Spot each line in the records below where the word "with" occurs, then copy it.

## BEGIN Excerpted records

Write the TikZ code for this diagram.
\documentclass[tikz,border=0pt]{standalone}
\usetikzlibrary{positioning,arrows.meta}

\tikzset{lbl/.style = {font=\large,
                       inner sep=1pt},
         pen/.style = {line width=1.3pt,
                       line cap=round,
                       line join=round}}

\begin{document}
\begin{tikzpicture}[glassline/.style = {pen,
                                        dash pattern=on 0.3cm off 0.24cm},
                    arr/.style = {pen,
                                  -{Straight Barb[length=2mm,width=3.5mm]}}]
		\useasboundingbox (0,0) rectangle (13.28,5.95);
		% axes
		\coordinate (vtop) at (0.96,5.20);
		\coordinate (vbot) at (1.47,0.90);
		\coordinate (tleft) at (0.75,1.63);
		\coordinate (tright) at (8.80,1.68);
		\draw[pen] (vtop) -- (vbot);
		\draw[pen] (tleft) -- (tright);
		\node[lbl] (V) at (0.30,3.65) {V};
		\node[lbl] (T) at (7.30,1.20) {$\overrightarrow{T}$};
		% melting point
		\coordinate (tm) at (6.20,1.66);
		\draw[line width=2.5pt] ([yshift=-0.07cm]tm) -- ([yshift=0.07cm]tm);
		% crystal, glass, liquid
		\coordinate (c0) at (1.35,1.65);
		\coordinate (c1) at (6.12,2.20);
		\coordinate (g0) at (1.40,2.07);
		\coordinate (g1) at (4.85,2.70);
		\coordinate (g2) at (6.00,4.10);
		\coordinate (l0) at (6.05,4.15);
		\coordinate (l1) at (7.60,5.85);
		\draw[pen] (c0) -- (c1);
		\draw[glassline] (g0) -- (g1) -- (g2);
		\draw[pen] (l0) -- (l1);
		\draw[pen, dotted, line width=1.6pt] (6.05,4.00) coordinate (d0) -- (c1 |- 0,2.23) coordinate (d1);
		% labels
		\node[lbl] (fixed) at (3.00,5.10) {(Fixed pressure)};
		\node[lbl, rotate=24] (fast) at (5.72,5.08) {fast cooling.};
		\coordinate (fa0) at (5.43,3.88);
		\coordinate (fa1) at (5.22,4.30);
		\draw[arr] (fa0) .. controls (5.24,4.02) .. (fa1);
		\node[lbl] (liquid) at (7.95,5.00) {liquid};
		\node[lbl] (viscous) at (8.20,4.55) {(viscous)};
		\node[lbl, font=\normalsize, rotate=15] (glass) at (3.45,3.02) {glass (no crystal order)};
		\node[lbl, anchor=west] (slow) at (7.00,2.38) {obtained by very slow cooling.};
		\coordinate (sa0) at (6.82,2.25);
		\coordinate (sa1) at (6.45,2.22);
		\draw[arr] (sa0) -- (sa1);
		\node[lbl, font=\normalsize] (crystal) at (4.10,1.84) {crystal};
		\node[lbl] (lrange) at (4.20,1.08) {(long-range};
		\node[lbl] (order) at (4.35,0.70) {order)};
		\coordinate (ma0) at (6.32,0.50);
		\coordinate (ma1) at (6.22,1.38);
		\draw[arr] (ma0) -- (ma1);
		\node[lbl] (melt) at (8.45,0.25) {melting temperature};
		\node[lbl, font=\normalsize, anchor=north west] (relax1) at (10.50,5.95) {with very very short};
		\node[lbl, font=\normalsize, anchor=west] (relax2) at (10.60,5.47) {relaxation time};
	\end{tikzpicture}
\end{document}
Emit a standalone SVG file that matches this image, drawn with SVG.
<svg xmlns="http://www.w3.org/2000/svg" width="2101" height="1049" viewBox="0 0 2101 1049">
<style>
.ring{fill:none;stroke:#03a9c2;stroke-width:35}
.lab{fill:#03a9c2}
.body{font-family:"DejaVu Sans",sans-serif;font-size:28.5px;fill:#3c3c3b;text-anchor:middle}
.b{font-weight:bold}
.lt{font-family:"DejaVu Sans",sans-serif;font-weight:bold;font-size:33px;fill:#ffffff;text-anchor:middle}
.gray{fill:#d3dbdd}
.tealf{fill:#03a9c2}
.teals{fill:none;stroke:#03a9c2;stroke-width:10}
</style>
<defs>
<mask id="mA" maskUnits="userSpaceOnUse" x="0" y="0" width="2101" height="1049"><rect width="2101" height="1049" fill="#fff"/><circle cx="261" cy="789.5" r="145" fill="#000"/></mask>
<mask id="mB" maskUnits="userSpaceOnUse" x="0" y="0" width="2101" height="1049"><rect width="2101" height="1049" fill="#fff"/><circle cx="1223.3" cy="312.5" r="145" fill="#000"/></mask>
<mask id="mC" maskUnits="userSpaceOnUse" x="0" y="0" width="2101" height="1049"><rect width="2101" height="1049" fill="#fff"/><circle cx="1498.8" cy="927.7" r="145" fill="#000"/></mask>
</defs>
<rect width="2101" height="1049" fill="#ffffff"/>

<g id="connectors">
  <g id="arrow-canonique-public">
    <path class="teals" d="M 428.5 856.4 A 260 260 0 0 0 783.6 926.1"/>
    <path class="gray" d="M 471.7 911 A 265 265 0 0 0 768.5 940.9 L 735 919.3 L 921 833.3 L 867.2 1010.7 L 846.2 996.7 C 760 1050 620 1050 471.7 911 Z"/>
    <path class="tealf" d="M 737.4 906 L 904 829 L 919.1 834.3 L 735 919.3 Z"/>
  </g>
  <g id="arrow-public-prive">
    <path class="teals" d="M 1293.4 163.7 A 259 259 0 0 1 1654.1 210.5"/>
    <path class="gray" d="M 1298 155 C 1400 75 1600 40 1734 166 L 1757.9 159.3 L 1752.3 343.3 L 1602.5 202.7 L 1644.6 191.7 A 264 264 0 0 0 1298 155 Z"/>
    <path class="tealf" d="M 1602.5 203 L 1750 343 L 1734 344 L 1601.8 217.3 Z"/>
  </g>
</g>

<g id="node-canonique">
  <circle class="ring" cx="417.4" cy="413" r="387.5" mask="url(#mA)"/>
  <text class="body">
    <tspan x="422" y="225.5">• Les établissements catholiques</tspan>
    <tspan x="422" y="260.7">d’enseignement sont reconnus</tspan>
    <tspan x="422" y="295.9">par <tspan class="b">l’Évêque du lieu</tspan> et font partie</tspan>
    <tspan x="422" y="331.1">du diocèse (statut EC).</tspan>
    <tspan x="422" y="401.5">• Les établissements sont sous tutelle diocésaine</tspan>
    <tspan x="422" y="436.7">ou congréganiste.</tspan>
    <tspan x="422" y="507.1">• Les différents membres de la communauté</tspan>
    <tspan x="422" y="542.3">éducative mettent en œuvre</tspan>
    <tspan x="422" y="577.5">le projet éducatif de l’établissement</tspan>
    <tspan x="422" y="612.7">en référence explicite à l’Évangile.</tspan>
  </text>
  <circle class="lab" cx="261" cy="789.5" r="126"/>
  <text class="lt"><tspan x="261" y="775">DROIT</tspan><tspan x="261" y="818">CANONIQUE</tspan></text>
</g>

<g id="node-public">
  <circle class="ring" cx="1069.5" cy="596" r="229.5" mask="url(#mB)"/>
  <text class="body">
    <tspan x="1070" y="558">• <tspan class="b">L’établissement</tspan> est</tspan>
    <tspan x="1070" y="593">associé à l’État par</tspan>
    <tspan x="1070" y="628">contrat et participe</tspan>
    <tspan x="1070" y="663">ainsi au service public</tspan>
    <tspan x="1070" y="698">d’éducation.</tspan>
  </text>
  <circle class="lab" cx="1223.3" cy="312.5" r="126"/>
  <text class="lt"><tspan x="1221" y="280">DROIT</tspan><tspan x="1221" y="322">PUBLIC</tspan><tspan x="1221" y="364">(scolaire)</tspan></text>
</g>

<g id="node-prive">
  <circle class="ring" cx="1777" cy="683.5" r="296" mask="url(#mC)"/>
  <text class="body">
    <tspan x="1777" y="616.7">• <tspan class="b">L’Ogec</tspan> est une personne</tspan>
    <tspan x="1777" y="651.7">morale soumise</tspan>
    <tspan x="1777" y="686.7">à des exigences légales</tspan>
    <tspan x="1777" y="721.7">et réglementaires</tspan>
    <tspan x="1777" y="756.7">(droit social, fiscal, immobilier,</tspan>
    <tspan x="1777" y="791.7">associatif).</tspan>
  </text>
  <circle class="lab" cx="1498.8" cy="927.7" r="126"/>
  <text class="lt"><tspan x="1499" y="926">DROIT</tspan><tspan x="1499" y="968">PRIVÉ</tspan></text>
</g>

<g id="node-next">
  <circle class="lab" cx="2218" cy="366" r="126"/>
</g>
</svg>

## END Excerpted records

### Answer to this problem
		\node[lbl, font=\normalsize, anchor=north west] (relax1) at (10.50,5.95) {with very very short};
Emit a standalone SVG file that matches this image, drawn with SVG.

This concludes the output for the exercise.